In $\mathbb R^n$ prove $\{ y : |y| = R\} = \{ y : |y-x| = \frac{|x|}{R } | y - \bar{x} | \} $ where $|x| < R$ and $\bar{x}$ is the reflection of $x$

Question

In $\mathbb R^n$, let $x \in B_R(0)$. prove that $\{ y \in \mathbb R^n : |y| = R \} = \{ y \in \mathbb R^n : |y-x| = \frac{|x|}{R}|y - \bar{x}| \}$ where $\bar{x} : = \frac{R^2}{|x|^2}x$ is the reflection of $x$ along the circle of radius $R$ centered at the origin.

This comes in the course of proving the Poisson Integral Formula in $\mathbb R^n$. I do get why the formula for $\bar{x}$ represents the point as the reflection of the point along the circle. I am not sure, however, why the two sets must be equal in algebra.
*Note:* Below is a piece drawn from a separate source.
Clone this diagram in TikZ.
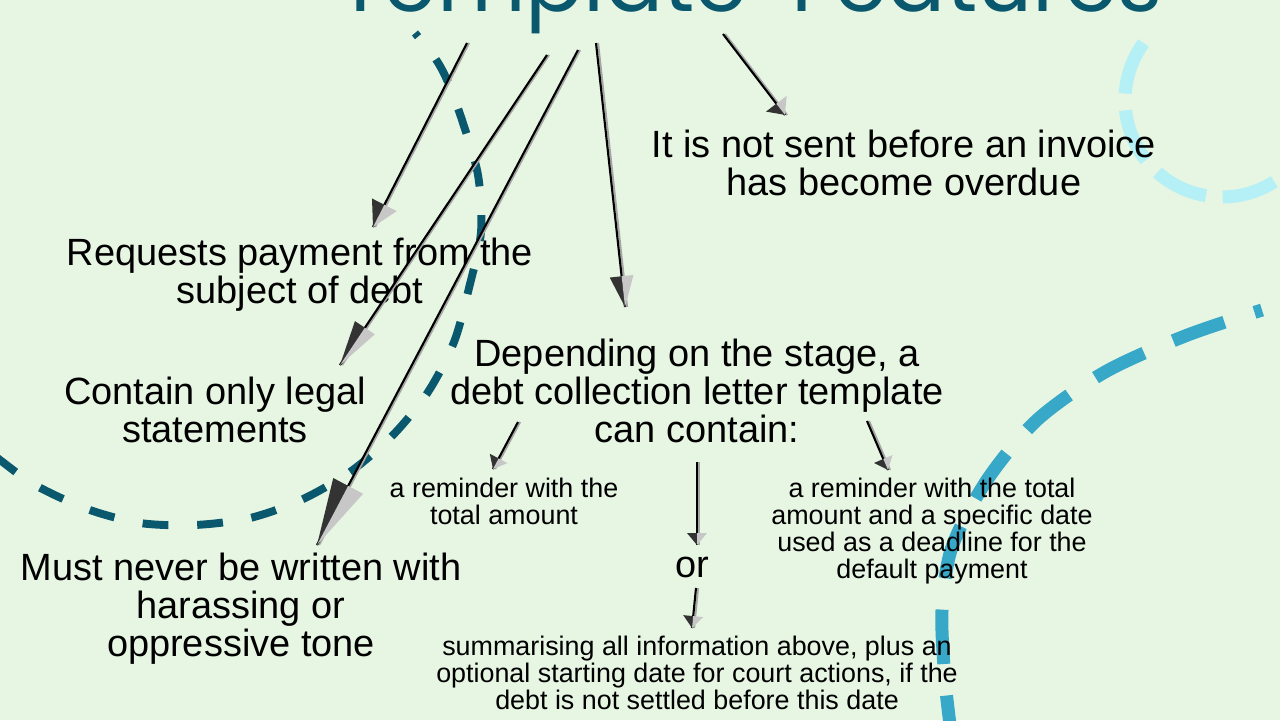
\documentclass[tikz,border=0pt]{standalone}
\usepackage{fontspec}
\setmainfont{Liberation Sans}
\newfontfamily\titlefont{Poppins}
\usetikzlibrary{arrows.meta,calc,decorations.markings}
\definecolor{paper}{RGB}{231,245,227}
\definecolor{deepteal}{RGB}{10,88,110}
\definecolor{paleaqua}{RGB}{180,240,246}
\definecolor{seablue}{RGB}{56,168,200}
\tikzset{
  % Statement text: large, centred, placed by last baseline
  bigtxt/.style={anchor=base, align=center, inner sep=0pt,
                 font=\fontsize{21.6}{21.5}\selectfont},
  % Option text under the stage statement
  smalltxt/.style={anchor=base, align=center, inner sep=0pt,
                   font=\fontsize{15.3}{15.3}\selectfont},
  % Heading, mostly above the frame
  titletxt/.style={anchor=base, inner sep=0pt, text=deepteal,
                   font=\titlefont\fontsize{49}{49}\selectfont},
  % Decorative dashed strokes
  swirl/.style={line width=4.5pt, deepteal, dash pattern=on 14.7pt off 16.4pt},
  ring/.style={line width=7.4pt, paleaqua, dash pattern=on 31pt off 9.6pt},
  wave/.style={line width=7.4pt, seablue, dash pattern=on 31pt off 18pt},
  % Arrow: black shaft with grey shadow, two-tone head {length}{half width}
  flowarr/.style 2 args={line width=1.2pt, black,
    preaction={draw=black!35, line width=1.1pt, transform canvas={xshift=1.2pt}},
    postaction={decorate, decoration={markings, mark=at position 1 with {
      \fill[black!80] (0pt,0pt) -- (-#1,-#2) -- (-#1,0pt) -- cycle;
      \fill[black!22] (0pt,0pt) -- (-#1,0pt) -- (-#1,#2) -- cycle;}}}}
}

\begin{document}
\begin{tikzpicture}[x=0.02cm, y=-0.02cm]

\useasboundingbox (0,0) rectangle (1280,720);
\clip (0,0) rectangle (1280,720);
\fill[paper] (0,0) rectangle (1280,720);

% Decorative dashed strokes (behind the text)
\draw[swirl, dash phase=12pt] plot[smooth] coordinates {(415,33) (435,58) (447,80) (462,120) (478,175) (481,232) (469,288) (454,342) (428,392) (393,435) (350,472) (301,500) (250,518) (195,525) (140,523) (87,509) (35,485) (0,460) (-12,450)};
\draw[ring] plot[domain=216:-10, samples=80, smooth] ({1222+97*cos(\x)},{100+97*sin(\x)});
\draw[wave, dash phase=26.5pt] plot[smooth] coordinates {(1262,310) (1185,336) (1105,372) (1037,420) (987,480) (952,547) (942,610) (945,680) (952,740)};

% Heading
\node[titletxt] (title) at (750,11) {Template\hspace{0.5em}Features};

% Statements
\node[bigtxt] (notsent) at (904,195) {It is not sent before an invoice\\has become overdue};
\node[bigtxt] (request) at (300,303) {Requests payment from the\\subject of debt};
\node[bigtxt] (legal) at (215,442) {Contain only legal\\statements};
\node[bigtxt] (depend) at (697,442) {Depending on the stage, a\\debt collection letter template\\can contain:};
\node[bigtxt] (never) at (241,656) {Must never be written with\\harassing or\\oppressive tone};
\node[bigtxt] (orword) at (692,577) {or};

% Options
\node[smalltxt] (remind) at (504,524) {a reminder with the\\total amount};
\node[smalltxt] (remindb) at (932,578) {a reminder with the total\\amount and a specific date\\used as a deadline for the\\default payment};
\node[smalltxt] (summ) at (697,709) {summarising all information above, plus an\\optional starting date for court actions, if the\\debt is not settled before this date};

% Arrows from the heading
\draw[flowarr={14.2pt}{7.9pt}] ($(title.base)+(-283,32)$) -- ($(request.base)+(73,-76)$);
\draw[flowarr={25.5pt}{6.8pt}] ($(title.base)+(-203,44)$) -- ($(legal.base)+(125,-77)$);
\draw[flowarr={38pt}{9.6pt}] ($(title.base)+(-172,39)$) -- ($(never.base)+(76,-111)$);
\draw[flowarr={17.6pt}{6.8pt}] ($(title.base)+(-154,32)$) -- ($(depend.base)+(-72,-135)$);
\draw[flowarr={8pt}{7.4pt}] ($(title.base)+(-27,23)$) -- ($(notsent.base)+(-119,-80)$);

% Arrows to the options
\draw[flowarr={6.8pt}{5.7pt}] ($(depend.base)+(-179,-20)$) -- ($(remind.base)+(-11,-55)$);
\draw[flowarr={6.8pt}{5.7pt}] ($(depend.base)+(0,20)$) -- ($(orword.base)+(5,-32)$);
\draw[flowarr={6.8pt}{5.7pt}] ($(depend.base)+(170,-21)$) -- ($(remindb.base)+(-44,-108)$);
\draw[flowarr={6.8pt}{5.7pt}] ($(orword.base)+(4,11)$) -- ($(summ.base)+(-5,-81)$);

\end{tikzpicture}
\end{document}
More importantly, I do not get why anyone would intuitively get that the two sets are equal and/or be able to visualize the two sets as being equal. Could anyone explain in plain words why the two sets must be equal? If nothing else, I would appreciate straightforward calculation showing the two sets are equal, since I somehow cannot get the algebra. I am thinking that perhaps my professor may have misstated this on the board, God bless him.

Could anyone also refer to me a link for the proof of the multidimensional Poisson Integral Formula?

Answer 1

Presumably $x\ne0$. Let $v=y/R$ and $au=x/R$, where $0<a=|x|/R<1$ and $u=x/|x|$ is a unit vector. Then \begin{align*}&|y-x|=\frac{|x|}{R}|y-\overline{x}|\\ &\Leftrightarrow |v-au|=|av-u|\\ &\Leftrightarrow 0=|av-u|^2-|v-au|^2=(1-a^2)(1-|v|^2)\\ &\Leftrightarrow |v|=1\\ &\Leftrightarrow |y|=R.\end{align*}

Answer 2

Suppose $|y|=R$. Using the fact that $|a-b|^{2}=|a|^{2}+|b|^{2}-2\langle x, y \rangle$ we get (after some simplification) $\frac {|x|^{2}} {R^{2}} |y-\overline x|^{2}=R^{2}+|x|^{2}-2\langle x, y \rangle=|y-x|^{2}$. This proves LHS $\subseteq $ RHS. I will leave the other inclusion to you.

Answer 3

Here is some intuition: This fact is related to Apollonian circles. Consider the segment joining $x$ and $\bar x$. By definition of reflection, the segment is radial. The set on the right hand side of your set equality is the set of points such that the ratio $|y-x|/|y-\bar x|$ is constant. On each two-dimensional plane containing the segment $x\bar x$, this is an Apollonian circle, centered at the origin and with radius $R$. The union of those circles forms the sphere of radius $R$ which is your left-hand side.

To see why the circles have radius $R$ centered at the origin, it is enough to check that the points $y=\pm Rx/|x|$ belong to all of them.